23 avril 2008 | EN
Alexander: "We must ensure that research also provides the evidence that we are making an impact on the lives of people around the world"
The UK government is to launch a new programme to help developing countries apply cutting-edge developments in areas such as biotechnology, nanotechnology and information and communication technology (ICT) to meet the needs of the poor.
It has also pledged to provide a "significant increase" in funding for research communication and techniques for increasing the impact of research results, describing communication as a field in which the United Kingdom must "continue to earn our reputation as a leader".
Both moves are included in the new five-year research strategy for the UK Department for International Development (DFID), presented in London yesterday (22 April).
It follows a previous commitment to double funding for development-related research to £1 billion (US$1.98 billion) (see UK aid agency doubles funding for scientific research).
Speaking at the launch, Douglas Alexander, UK secretary of state for international development, said the additional money would make the United Kingdom the "lead donor country" for development research.

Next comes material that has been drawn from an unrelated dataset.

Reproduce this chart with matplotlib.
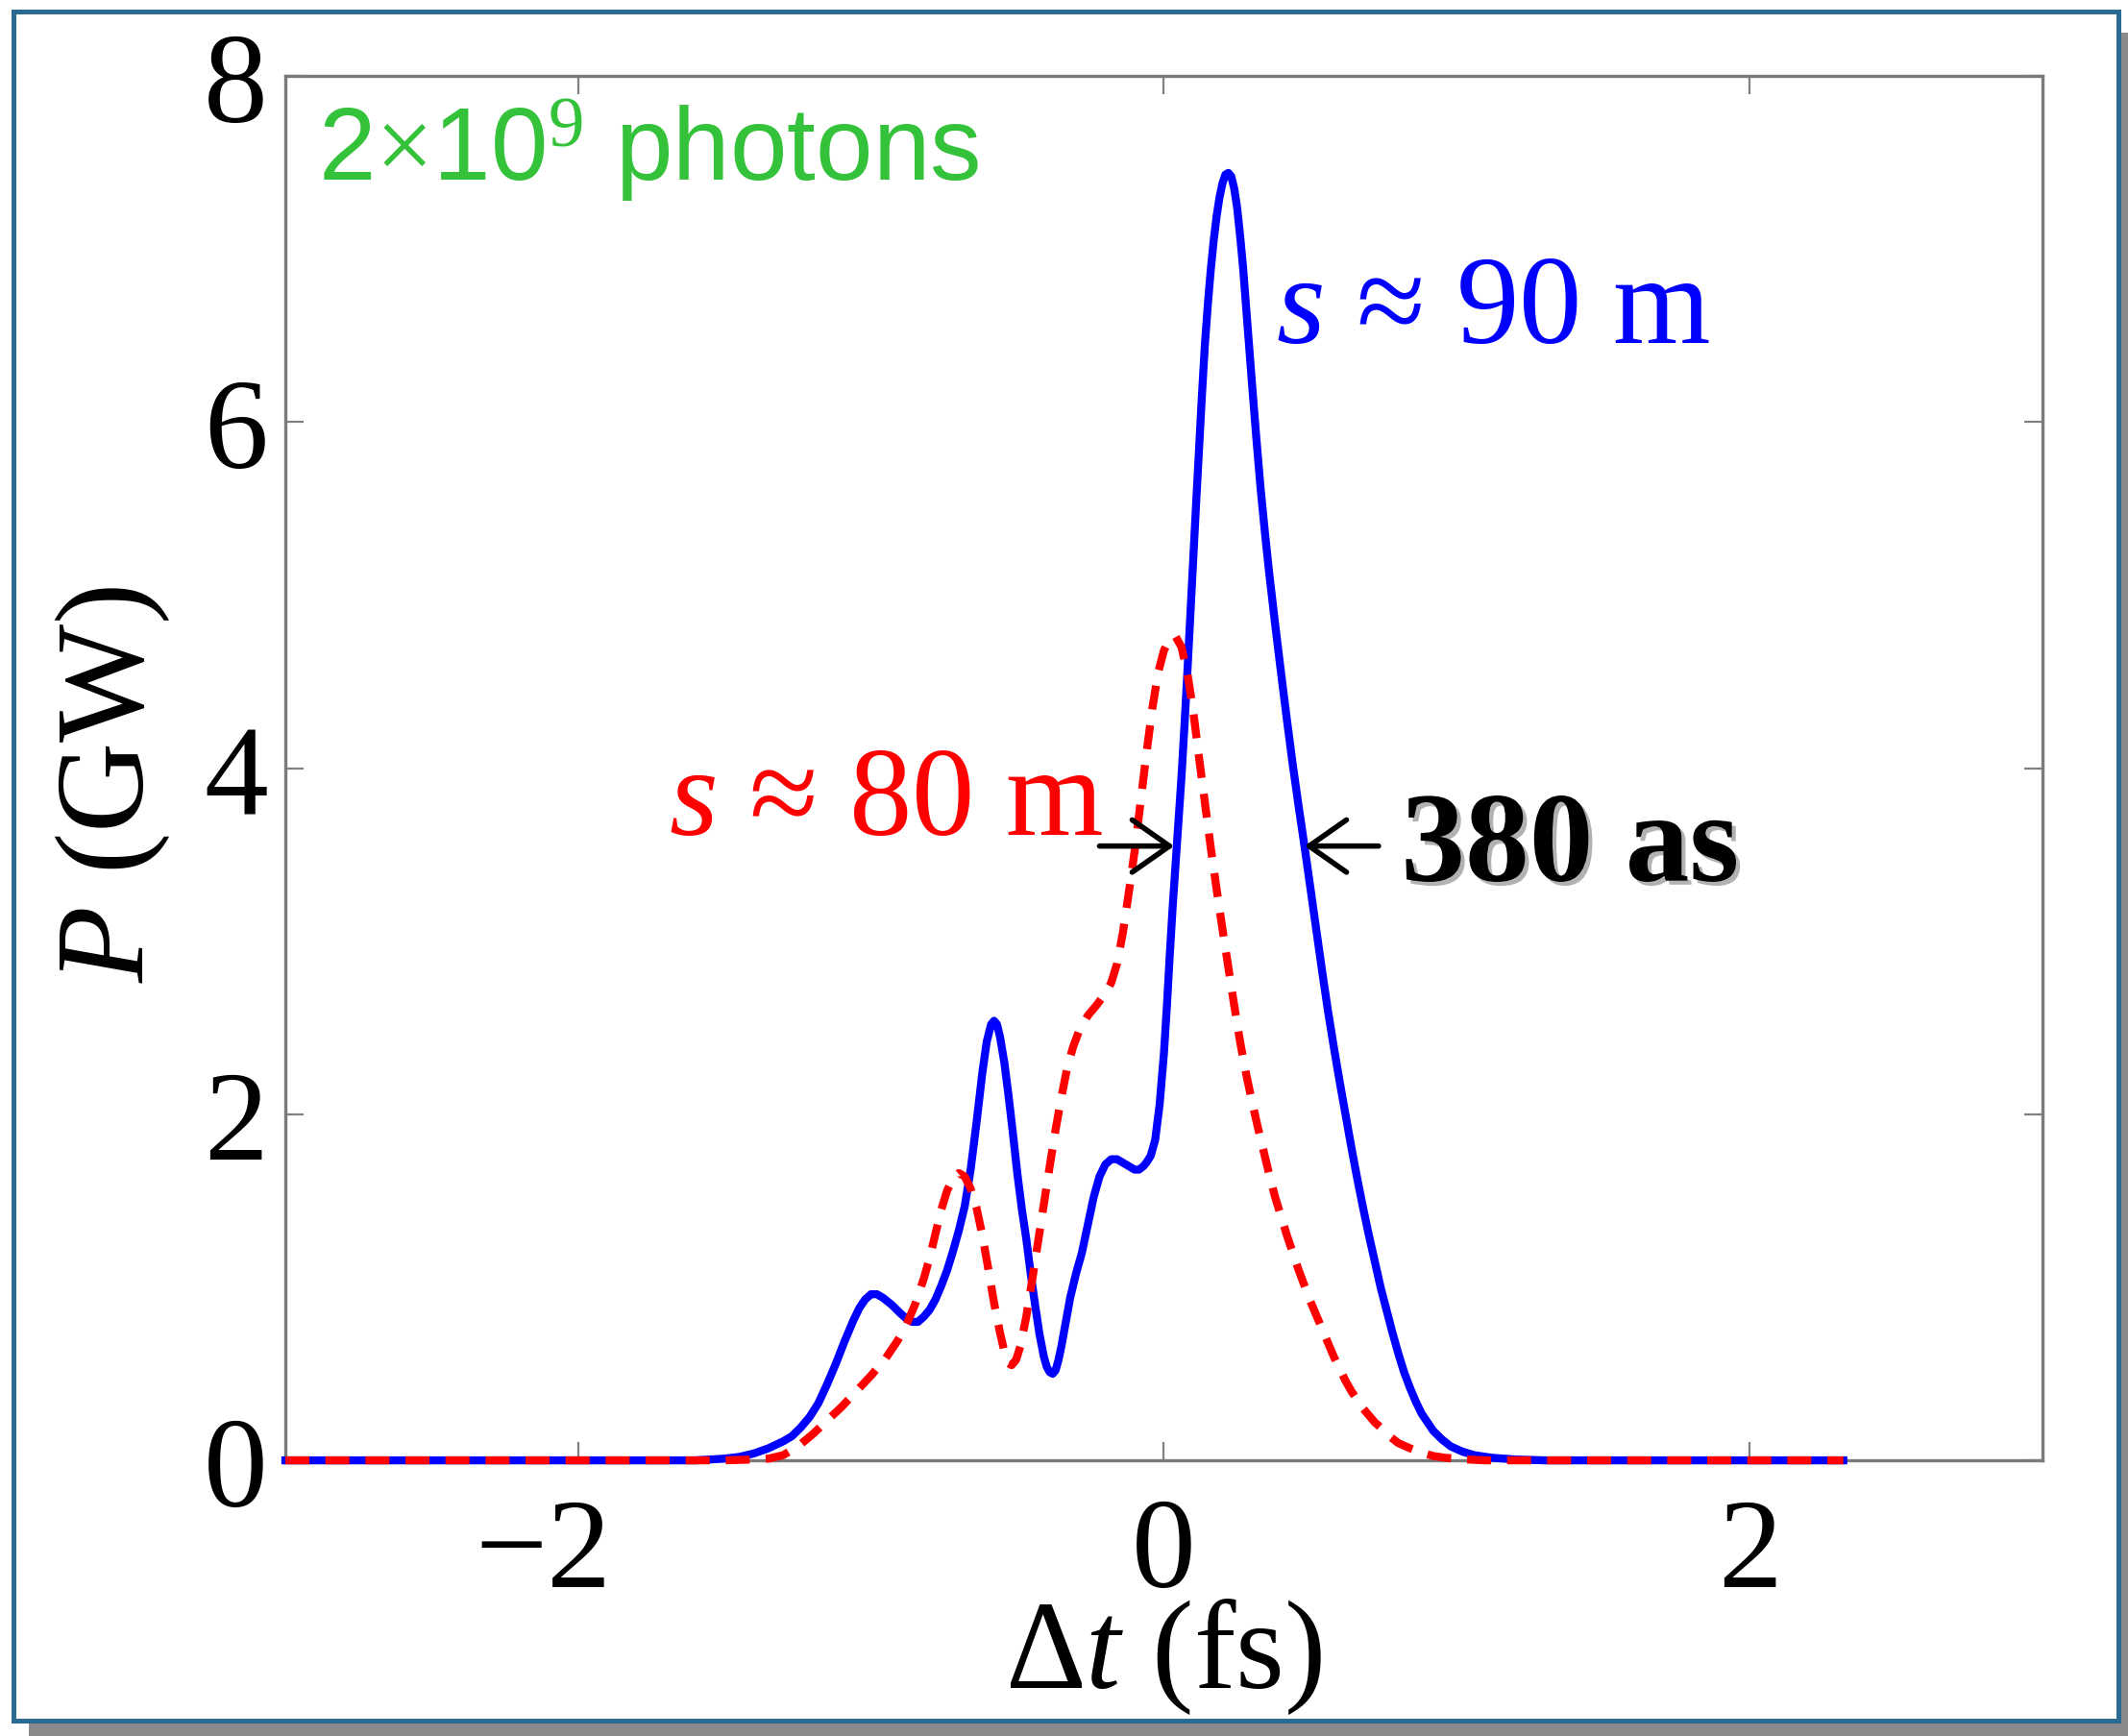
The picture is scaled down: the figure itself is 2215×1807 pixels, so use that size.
import numpy as np
import matplotlib
matplotlib.use('Agg')
import matplotlib.pyplot as plt
import matplotlib.patheffects as pe
from matplotlib.patches import Rectangle
from matplotlib.transforms import ScaledTranslation

# s ~ 90 m (solid blue)
blue_t = [-3.0, -1.60, -1.50, -1.45, -1.40, -1.35, -1.30, -1.27, -1.24, -1.21, -1.18,
          -1.15, -1.12, -1.09, -1.06, -1.04, -1.02, -1.00, -0.98, -0.96, -0.93, -0.90,
          -0.88, -0.86, -0.84, -0.82, -0.80, -0.78, -0.76, -0.74, -0.72, -0.70, -0.68,
          -0.66, -0.64, -0.62, -0.605, -0.59, -0.58, -0.57, -0.56, -0.545, -0.53, -0.515,
          -0.50, -0.485, -0.47, -0.455, -0.44, -0.425, -0.41, -0.40, -0.39, -0.38, -0.37,
          -0.36, -0.35, -0.335, -0.32, -0.30, -0.28, -0.26, -0.24, -0.22, -0.20, -0.18,
          -0.16, -0.14, -0.12, -0.10, -0.085, -0.07, -0.06, -0.045, -0.03, -0.015, 0.00,
          0.01, 0.02, 0.03, 0.04, 0.05, 0.06, 0.07, 0.08, 0.09, 0.10, 0.11, 0.12, 0.13,
          0.14, 0.15, 0.16, 0.17, 0.18, 0.19, 0.20, 0.21, 0.22, 0.23, 0.24, 0.25, 0.26,
          0.27, 0.28, 0.29, 0.30, 0.315, 0.33, 0.345, 0.36, 0.38, 0.40, 0.42, 0.44, 0.46,
          0.48, 0.50, 0.52, 0.54, 0.56, 0.58, 0.60, 0.62, 0.64, 0.66, 0.68, 0.70, 0.72,
          0.74, 0.76, 0.78, 0.80, 0.82, 0.84, 0.86, 0.88, 0.90, 0.92, 0.95, 0.98, 1.02,
          1.06, 1.12, 1.20, 1.30, 2.32]
blue_p = [0.0, 0.0, 0.01, 0.02, 0.04, 0.07, 0.11, 0.14, 0.19, 0.25, 0.33,
          0.44, 0.56, 0.69, 0.81, 0.88, 0.93, 0.96, 0.96, 0.94, 0.90, 0.85,
          0.82, 0.80, 0.80, 0.83, 0.87, 0.93, 1.01, 1.10, 1.21, 1.33, 1.47,
          1.68, 1.95, 2.24, 2.42, 2.52, 2.54, 2.52, 2.45, 2.30, 2.10, 1.88,
          1.65, 1.45, 1.28, 1.08, 0.90, 0.73, 0.60, 0.54, 0.51, 0.50, 0.52,
          0.58, 0.66, 0.80, 0.94, 1.08, 1.20, 1.36, 1.52, 1.64, 1.71, 1.74,
          1.74, 1.72, 1.70, 1.68, 1.68, 1.70, 1.72, 1.76, 1.85, 2.05, 2.35,
          2.62, 2.92, 3.20, 3.45, 3.70, 3.95, 4.24, 4.55, 4.88, 5.20, 5.53, 5.85, 6.16,
          6.45, 6.68, 6.88, 7.05, 7.19, 7.30, 7.38, 7.43, 7.44, 7.42, 7.35, 7.24, 7.08,
          6.90, 6.68, 6.46, 6.24, 5.92, 5.62, 5.36, 5.12, 4.83, 4.55, 4.28, 4.02, 3.78,
          3.55, 3.31, 3.07, 2.83, 2.60, 2.39, 2.19, 2.00, 1.81, 1.63, 1.46, 1.30, 1.15,
          1.00, 0.87, 0.74, 0.62, 0.51, 0.42, 0.34, 0.27, 0.22, 0.17, 0.12, 0.08, 0.05,
          0.03, 0.015, 0.005, 0.0, 0.0]

# s ~ 80 m (dashed red)
red_t = [-3.0, -1.50, -1.40, -1.35, -1.30, -1.25, -1.20, -1.15, -1.10, -1.05, -1.00,
         -0.95, -0.91, -0.88, -0.85, -0.82, -0.80, -0.78, -0.76, -0.74, -0.72, -0.70,
         -0.68, -0.66, -0.64, -0.62, -0.60, -0.58, -0.56, -0.545, -0.53, -0.52, -0.505,
         -0.49, -0.47, -0.45, -0.43, -0.41, -0.39, -0.37, -0.35, -0.33, -0.31, -0.29,
         -0.26, -0.23, -0.20, -0.18, -0.16, -0.14, -0.12, -0.10, -0.08, -0.06, -0.04,
         -0.02, 0.00, 0.02, 0.04, 0.06, 0.08, 0.10, 0.12, 0.14, 0.16, 0.18, 0.20, 0.22,
         0.24, 0.26, 0.28, 0.30, 0.32, 0.34, 0.36, 0.38, 0.40, 0.42, 0.44, 0.46, 0.48,
         0.50, 0.52, 0.54, 0.56, 0.58, 0.60, 0.62, 0.64, 0.66, 0.68, 0.70, 0.72, 0.74,
         0.77, 0.80, 0.84, 0.88, 0.92, 0.96, 1.02, 1.10, 2.32]
red_p = [0.0, 0.0, 0.005, 0.01, 0.03, 0.08, 0.15, 0.23, 0.31, 0.40, 0.49,
         0.59, 0.69, 0.78, 0.90, 1.05, 1.17, 1.31, 1.45, 1.56, 1.63, 1.66,
         1.64, 1.57, 1.46, 1.30, 1.11, 0.91, 0.74, 0.63, 0.56, 0.55, 0.58,
         0.66, 0.83, 1.04, 1.26, 1.48, 1.70, 1.91, 2.10, 2.27, 2.39, 2.48,
         2.57, 2.63, 2.70, 2.76, 2.87, 3.05, 3.28, 3.52, 3.80, 4.08, 4.34,
         4.55, 4.68, 4.75, 4.76, 4.70, 4.55, 4.33, 4.06, 3.80, 3.54, 3.30, 3.07, 2.85,
         2.63, 2.42, 2.24, 2.08, 1.93, 1.79, 1.65, 1.52, 1.41, 1.30, 1.20, 1.10, 1.01,
         0.92, 0.84, 0.76, 0.68, 0.60, 0.53, 0.46, 0.40, 0.35, 0.30, 0.26, 0.22, 0.19,
         0.14, 0.10, 0.07, 0.045, 0.025, 0.015, 0.006, 0.0, 0.0]

x_ticks = [-2, 0, 2]
y_ticks = [0, 2, 4, 6, 8]

plt.rcParams['font.family'] = ['Liberation Serif', 'DejaVu Serif']
plt.rcParams['mathtext.fontset'] = 'custom'
plt.rcParams['mathtext.rm'] = 'Liberation Serif'
plt.rcParams['mathtext.it'] = 'Liberation Serif:italic'
plt.rcParams['mathtext.bf'] = 'Liberation Serif:bold'
plt.rcParams['mathtext.sf'] = 'Liberation Sans'

fig = plt.figure(figsize=(22.15, 18.08), dpi=100)
fig.patch.set_facecolor('white')

# drop shadow + framed panel
fig.patches.append(Rectangle((30 / 2215, 0), 1 - 30 / 2215, 1 - 35 / 1808,
                             transform=fig.transFigure, facecolor='#8a8a8a',
                             edgecolor='none', zorder=-3))
fig.patches.append(Rectangle((14 / 2215, 16 / 1808), 0.989, 0.984,
                             transform=fig.transFigure, facecolor='white',
                             edgecolor='#2b6a92', linewidth=3.6, zorder=-2))

ax = fig.add_axes([0.1341, 0.1587, 0.8257, 0.7970])
ax.patch.set_alpha(0)

ax.plot(blue_t, blue_p, color='#0000ff', lw=6, solid_joinstyle='round',
        clip_on=False, zorder=3)
ax.plot(red_t, red_p, color='#ff0000', lw=6, dashes=(3, 2), dash_joinstyle='round',
        clip_on=False, zorder=4)

ax.set_xlim(-3, 3)
ax.set_ylim(0, 8)
ax.set_xticks(x_ticks)
ax.set_yticks(y_ticks)
ax.tick_params(direction='in', top=True, right=True, length=14, width=1.6,
               color='#808080', labelsize=96)
ax.tick_params(axis='x', pad=27)
ax.tick_params(axis='y', pad=13)
for sp in ax.spines.values():
    sp.set_color('#7a7a7a')
    sp.set_linewidth(2.4)

# matlab-style: the minus sign hangs left of the centred digit
lbl = ax.get_xticklabels()[0]
lbl.set_transform(lbl.get_transform() + ScaledTranslation(-0.36, 0, fig.dpi_scale_trans))

ax.set_xlabel('Δ$t$ (fs)', fontsize=94)
ax.xaxis.set_label_coords(0.5, -0.1635)
ax.xaxis.label.set_va('baseline')
ax.set_ylabel('$P$ (GW)', fontsize=94)
ax.yaxis.set_label_coords(-0.098, 0.489)
ax.yaxis.label.set_va('center')

ax.text(-2.89, 7.40, '2$\\times$10$^{9}$ photons', color='#33c23a', fontsize=77,
        family=['Liberation Sans', 'DejaVu Sans'], va='baseline')
ax.text(0.382, 6.46, '$s$ ≈ 90 m', color='#0000ff', fontsize=94, va='baseline')
ax.text(-1.69, 3.62, '$s$ ≈ 80 m', color='#ff0000', fontsize=94, va='baseline')
ax.text(0.81, 3.35, '380 as', color='black', fontsize=96, weight='bold', va='baseline',
        path_effects=[pe.withSimplePatchShadow(offset=(3, -3), shadow_rgbFace='#808080',
                                               alpha=0.6)])

arrow_kw = dict(arrowstyle='->,head_length=0.4,head_width=0.28', lw=4, color='black',
                mutation_scale=70, shrinkA=0, shrinkB=0)
ax.annotate('', xy=(0.035, 3.55), xytext=(-0.22, 3.55), arrowprops=arrow_kw, zorder=5)
ax.annotate('', xy=(0.48, 3.55), xytext=(0.733, 3.55), arrowprops=arrow_kw, zorder=5)

fig.savefig('out.png', dpi=100)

"But we must also ensure that we put research to the best possible use," he said. "And that means ensuring that research also provides the evidence that we are making an impact on the lives of people around the world."
The new strategy focuses on six areas: enhancing growth to reduce poverty; promoting sustainable agriculture; boosting research on climate change; improving health treatments and systems; tackling "challenging" governance problems, and meeting future challenges and opportunities.
Its promise of additional funds for science communication includes a commitment to create a service that will bring together DFID's research results with the best of other organisations.
Specific objectives of the research strategy include:
DFID promises to examine how developing countries can make the most of new and emerging technologies. Alexander said that although these are often developed primarily for industrialised markets, many "could have real relevance to the needs of poor people".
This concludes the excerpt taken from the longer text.